_Task description_
Retype these lines and no others: the line holding "What React, TypeScript", the line holding "const ref = useRef<HTMLCanvasElement", and all lines between them. Pictures stay out.

━━━━━ Dataset records ━━━━━

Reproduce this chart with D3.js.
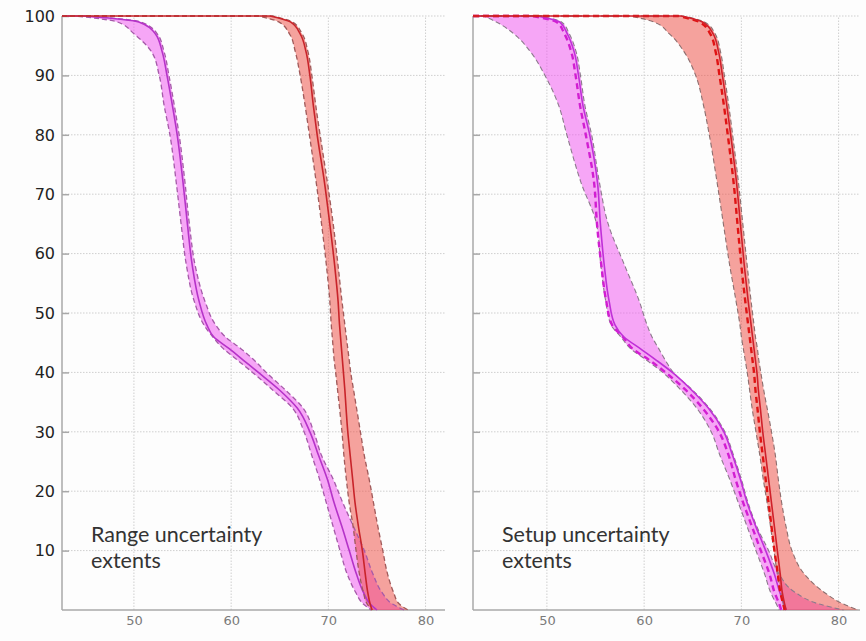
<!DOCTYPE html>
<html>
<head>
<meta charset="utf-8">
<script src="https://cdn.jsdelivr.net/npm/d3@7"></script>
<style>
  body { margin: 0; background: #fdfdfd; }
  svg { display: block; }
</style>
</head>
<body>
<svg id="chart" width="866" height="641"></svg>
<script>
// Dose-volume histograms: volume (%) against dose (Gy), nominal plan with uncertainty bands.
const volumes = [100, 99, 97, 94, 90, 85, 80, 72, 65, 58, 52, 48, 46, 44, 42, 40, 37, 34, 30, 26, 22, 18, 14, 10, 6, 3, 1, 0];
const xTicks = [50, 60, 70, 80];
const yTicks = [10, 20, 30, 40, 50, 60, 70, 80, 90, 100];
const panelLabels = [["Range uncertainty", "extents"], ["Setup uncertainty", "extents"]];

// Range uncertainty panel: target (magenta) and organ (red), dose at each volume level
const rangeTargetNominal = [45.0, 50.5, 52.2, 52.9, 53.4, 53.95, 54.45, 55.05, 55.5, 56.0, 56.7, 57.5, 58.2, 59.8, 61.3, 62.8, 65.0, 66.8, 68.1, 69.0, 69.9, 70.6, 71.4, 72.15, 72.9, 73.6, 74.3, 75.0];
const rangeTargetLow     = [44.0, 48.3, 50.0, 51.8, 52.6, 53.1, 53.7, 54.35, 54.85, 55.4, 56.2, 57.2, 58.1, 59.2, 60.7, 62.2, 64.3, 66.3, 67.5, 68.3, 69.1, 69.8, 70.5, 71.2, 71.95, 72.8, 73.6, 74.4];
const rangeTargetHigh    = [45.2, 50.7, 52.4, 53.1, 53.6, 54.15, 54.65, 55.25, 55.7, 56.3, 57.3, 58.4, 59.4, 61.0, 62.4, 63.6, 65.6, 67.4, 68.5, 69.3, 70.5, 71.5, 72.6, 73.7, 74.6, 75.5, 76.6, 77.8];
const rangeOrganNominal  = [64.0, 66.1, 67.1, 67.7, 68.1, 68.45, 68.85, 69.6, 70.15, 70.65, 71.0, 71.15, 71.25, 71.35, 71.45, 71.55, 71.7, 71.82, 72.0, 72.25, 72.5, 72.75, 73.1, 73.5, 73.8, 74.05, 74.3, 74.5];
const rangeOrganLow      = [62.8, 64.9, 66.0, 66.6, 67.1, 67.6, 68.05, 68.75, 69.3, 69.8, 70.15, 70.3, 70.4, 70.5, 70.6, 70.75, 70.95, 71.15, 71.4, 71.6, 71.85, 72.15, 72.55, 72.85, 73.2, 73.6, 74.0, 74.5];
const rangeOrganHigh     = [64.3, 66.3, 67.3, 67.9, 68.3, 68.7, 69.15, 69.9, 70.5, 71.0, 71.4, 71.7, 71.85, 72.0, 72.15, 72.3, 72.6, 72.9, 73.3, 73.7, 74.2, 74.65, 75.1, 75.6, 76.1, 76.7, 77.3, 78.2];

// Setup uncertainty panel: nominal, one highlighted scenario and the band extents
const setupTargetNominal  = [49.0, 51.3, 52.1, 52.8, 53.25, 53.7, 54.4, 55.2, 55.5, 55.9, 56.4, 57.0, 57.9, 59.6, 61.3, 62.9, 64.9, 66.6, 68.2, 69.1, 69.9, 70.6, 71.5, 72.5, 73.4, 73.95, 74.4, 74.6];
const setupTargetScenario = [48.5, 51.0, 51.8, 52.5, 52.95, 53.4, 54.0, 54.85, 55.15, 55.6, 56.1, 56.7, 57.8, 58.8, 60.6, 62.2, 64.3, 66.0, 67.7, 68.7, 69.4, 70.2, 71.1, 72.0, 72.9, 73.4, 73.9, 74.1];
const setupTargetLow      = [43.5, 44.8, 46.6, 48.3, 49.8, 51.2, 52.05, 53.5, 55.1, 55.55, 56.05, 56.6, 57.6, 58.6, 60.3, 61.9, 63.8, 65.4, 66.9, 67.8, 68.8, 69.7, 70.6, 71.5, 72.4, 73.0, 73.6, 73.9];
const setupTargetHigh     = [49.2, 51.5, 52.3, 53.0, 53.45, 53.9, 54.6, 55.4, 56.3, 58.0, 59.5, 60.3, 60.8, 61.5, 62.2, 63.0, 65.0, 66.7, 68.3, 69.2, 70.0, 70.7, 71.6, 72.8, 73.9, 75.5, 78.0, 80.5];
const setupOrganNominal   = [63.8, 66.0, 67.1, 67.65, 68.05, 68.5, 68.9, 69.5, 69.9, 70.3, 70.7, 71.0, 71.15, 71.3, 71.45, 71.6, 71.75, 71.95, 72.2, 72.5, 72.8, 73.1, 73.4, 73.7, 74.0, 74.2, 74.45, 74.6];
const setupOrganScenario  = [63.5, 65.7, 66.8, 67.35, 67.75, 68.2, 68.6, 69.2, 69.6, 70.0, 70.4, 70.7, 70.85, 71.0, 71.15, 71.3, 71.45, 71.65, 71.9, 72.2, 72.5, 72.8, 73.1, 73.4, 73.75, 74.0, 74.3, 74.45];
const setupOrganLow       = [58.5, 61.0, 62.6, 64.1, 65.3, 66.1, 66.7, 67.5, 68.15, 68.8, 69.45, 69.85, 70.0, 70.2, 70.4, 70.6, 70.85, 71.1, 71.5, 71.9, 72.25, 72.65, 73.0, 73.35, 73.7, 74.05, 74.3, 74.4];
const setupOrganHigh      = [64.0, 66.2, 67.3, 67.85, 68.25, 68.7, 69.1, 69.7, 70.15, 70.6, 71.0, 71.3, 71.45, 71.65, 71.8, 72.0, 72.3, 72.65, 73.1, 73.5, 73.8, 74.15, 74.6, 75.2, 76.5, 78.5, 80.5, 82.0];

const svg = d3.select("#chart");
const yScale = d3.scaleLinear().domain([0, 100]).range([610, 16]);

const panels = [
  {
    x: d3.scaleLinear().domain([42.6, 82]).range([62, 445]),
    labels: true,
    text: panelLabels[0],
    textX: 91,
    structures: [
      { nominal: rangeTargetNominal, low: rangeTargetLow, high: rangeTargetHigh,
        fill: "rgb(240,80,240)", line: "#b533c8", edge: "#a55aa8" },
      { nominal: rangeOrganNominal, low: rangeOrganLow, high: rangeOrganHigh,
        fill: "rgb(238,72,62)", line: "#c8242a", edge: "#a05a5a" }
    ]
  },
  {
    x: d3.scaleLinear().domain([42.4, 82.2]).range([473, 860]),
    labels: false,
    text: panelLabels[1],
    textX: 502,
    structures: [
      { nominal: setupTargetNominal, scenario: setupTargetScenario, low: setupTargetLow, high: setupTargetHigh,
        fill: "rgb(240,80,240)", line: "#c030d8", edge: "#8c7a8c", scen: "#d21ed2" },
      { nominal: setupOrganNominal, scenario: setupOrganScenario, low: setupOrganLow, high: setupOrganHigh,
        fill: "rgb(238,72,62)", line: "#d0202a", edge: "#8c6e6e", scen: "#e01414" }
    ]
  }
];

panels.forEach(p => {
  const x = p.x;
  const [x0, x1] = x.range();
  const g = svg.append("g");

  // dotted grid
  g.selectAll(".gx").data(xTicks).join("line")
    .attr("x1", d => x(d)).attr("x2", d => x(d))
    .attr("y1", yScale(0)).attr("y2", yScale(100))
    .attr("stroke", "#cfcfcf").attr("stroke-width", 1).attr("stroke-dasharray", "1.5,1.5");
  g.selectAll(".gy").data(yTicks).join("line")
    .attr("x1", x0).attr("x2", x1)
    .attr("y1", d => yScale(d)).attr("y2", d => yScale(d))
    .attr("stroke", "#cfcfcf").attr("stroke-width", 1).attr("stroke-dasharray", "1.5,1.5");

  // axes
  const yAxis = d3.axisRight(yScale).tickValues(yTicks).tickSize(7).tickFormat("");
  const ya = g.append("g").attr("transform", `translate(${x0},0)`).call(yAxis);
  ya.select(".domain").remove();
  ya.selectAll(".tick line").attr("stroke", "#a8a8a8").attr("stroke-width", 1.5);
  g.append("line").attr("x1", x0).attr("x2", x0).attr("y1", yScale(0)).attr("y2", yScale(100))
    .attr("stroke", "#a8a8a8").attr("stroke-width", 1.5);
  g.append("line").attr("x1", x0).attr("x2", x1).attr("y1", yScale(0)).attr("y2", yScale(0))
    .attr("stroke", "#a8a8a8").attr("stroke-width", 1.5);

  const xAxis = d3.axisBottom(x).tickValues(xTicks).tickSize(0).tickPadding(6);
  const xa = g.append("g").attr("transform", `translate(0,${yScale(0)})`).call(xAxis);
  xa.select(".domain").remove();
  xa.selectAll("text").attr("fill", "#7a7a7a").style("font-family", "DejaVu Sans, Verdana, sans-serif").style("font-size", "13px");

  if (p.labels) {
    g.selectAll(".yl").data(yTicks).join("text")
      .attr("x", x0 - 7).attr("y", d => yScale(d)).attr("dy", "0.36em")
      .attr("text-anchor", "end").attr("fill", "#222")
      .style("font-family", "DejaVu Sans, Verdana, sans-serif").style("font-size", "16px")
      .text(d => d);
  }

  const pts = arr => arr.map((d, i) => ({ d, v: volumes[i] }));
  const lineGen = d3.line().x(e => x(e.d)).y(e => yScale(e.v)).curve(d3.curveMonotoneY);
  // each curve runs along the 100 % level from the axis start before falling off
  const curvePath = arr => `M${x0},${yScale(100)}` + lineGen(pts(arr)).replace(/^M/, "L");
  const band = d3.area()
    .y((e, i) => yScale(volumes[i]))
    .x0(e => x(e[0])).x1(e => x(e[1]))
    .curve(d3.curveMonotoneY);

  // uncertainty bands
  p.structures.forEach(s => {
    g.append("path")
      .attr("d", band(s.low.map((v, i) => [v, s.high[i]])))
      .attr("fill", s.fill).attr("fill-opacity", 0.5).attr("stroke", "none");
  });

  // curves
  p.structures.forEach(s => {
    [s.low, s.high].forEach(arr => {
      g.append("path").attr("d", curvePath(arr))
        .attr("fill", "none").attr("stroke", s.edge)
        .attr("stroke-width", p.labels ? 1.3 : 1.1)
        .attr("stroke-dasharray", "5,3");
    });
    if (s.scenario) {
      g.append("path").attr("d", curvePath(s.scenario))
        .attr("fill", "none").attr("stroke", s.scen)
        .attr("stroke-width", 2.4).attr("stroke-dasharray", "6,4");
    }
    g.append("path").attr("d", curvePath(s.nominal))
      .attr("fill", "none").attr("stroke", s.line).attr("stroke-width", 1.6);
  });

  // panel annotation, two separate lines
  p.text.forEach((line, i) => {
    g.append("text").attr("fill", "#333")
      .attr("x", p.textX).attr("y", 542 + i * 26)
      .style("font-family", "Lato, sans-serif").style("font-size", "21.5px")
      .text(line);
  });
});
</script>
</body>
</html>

━━━━━
━━━━━ Dataset records ━━━━━

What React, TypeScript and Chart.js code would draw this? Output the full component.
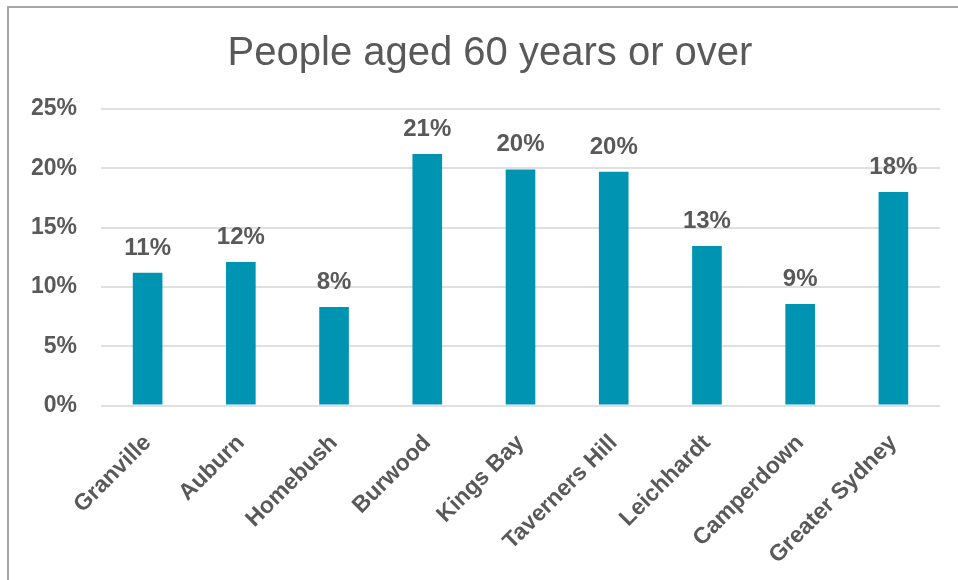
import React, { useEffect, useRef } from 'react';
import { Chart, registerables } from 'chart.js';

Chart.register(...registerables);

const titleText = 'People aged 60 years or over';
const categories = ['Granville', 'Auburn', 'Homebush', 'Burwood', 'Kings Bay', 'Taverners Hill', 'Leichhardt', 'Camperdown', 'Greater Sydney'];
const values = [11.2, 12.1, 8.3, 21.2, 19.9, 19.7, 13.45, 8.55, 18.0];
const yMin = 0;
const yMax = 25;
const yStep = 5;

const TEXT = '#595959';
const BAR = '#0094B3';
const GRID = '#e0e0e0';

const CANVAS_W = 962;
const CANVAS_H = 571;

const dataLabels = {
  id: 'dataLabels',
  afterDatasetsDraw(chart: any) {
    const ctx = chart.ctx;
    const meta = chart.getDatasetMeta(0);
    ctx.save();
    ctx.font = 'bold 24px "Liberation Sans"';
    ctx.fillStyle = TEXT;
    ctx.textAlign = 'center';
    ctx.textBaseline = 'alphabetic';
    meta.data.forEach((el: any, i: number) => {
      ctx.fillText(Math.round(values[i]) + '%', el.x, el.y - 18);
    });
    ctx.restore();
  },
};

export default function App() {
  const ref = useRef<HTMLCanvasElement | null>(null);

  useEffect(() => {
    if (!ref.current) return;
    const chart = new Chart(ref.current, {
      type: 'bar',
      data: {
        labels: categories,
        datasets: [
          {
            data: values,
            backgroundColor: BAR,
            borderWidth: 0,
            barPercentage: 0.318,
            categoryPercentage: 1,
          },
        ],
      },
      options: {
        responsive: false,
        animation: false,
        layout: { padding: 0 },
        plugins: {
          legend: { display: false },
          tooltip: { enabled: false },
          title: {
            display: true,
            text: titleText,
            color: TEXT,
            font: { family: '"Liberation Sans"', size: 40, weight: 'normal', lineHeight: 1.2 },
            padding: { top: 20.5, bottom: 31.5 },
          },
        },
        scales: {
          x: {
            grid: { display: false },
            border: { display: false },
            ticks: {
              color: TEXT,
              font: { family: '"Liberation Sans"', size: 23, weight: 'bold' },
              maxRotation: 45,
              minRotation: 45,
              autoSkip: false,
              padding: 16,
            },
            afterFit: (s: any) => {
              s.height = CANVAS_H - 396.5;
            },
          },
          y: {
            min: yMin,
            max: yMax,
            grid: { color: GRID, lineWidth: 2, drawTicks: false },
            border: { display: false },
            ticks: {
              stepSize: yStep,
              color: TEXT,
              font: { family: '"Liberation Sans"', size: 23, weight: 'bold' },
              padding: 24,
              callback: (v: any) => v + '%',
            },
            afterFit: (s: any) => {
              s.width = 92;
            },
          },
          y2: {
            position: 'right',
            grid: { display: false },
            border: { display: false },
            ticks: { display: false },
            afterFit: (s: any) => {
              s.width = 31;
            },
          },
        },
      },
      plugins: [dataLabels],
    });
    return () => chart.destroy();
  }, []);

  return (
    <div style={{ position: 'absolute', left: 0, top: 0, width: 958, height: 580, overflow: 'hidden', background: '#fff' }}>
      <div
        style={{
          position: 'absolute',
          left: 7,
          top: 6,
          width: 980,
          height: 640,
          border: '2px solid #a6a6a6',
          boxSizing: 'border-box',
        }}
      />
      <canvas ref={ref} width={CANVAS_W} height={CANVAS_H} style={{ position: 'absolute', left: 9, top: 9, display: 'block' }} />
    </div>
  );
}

━━━━━

_Written solution_
What React, TypeScript and Chart.js code would draw this? Output the full component.
import React, { useEffect, useRef } from 'react';
import { Chart, registerables } from 'chart.js';

Chart.register(...registerables);

const titleText = 'People aged 60 years or over';
const categories = ['Granville', 'Auburn', 'Homebush', 'Burwood', 'Kings Bay', 'Taverners Hill', 'Leichhardt', 'Camperdown', 'Greater Sydney'];
const values = [11.2, 12.1, 8.3, 21.2, 19.9, 19.7, 13.45, 8.55, 18.0];
const yMin = 0;
const yMax = 25;
const yStep = 5;

const TEXT = '#595959';
const BAR = '#0094B3';
const GRID = '#e0e0e0';

const CANVAS_W = 962;
const CANVAS_H = 571;

const dataLabels = {
  id: 'dataLabels',
  afterDatasetsDraw(chart: any) {
    const ctx = chart.ctx;
    const meta = chart.getDatasetMeta(0);
    ctx.save();
    ctx.font = 'bold 24px "Liberation Sans"';
    ctx.fillStyle = TEXT;
    ctx.textAlign = 'center';
    ctx.textBaseline = 'alphabetic';
    meta.data.forEach((el: any, i: number) => {
      ctx.fillText(Math.round(values[i]) + '%', el.x, el.y - 18);
    });
    ctx.restore();
  },
};

export default function App() {
  const ref = useRef<HTMLCanvasElement | null>(null);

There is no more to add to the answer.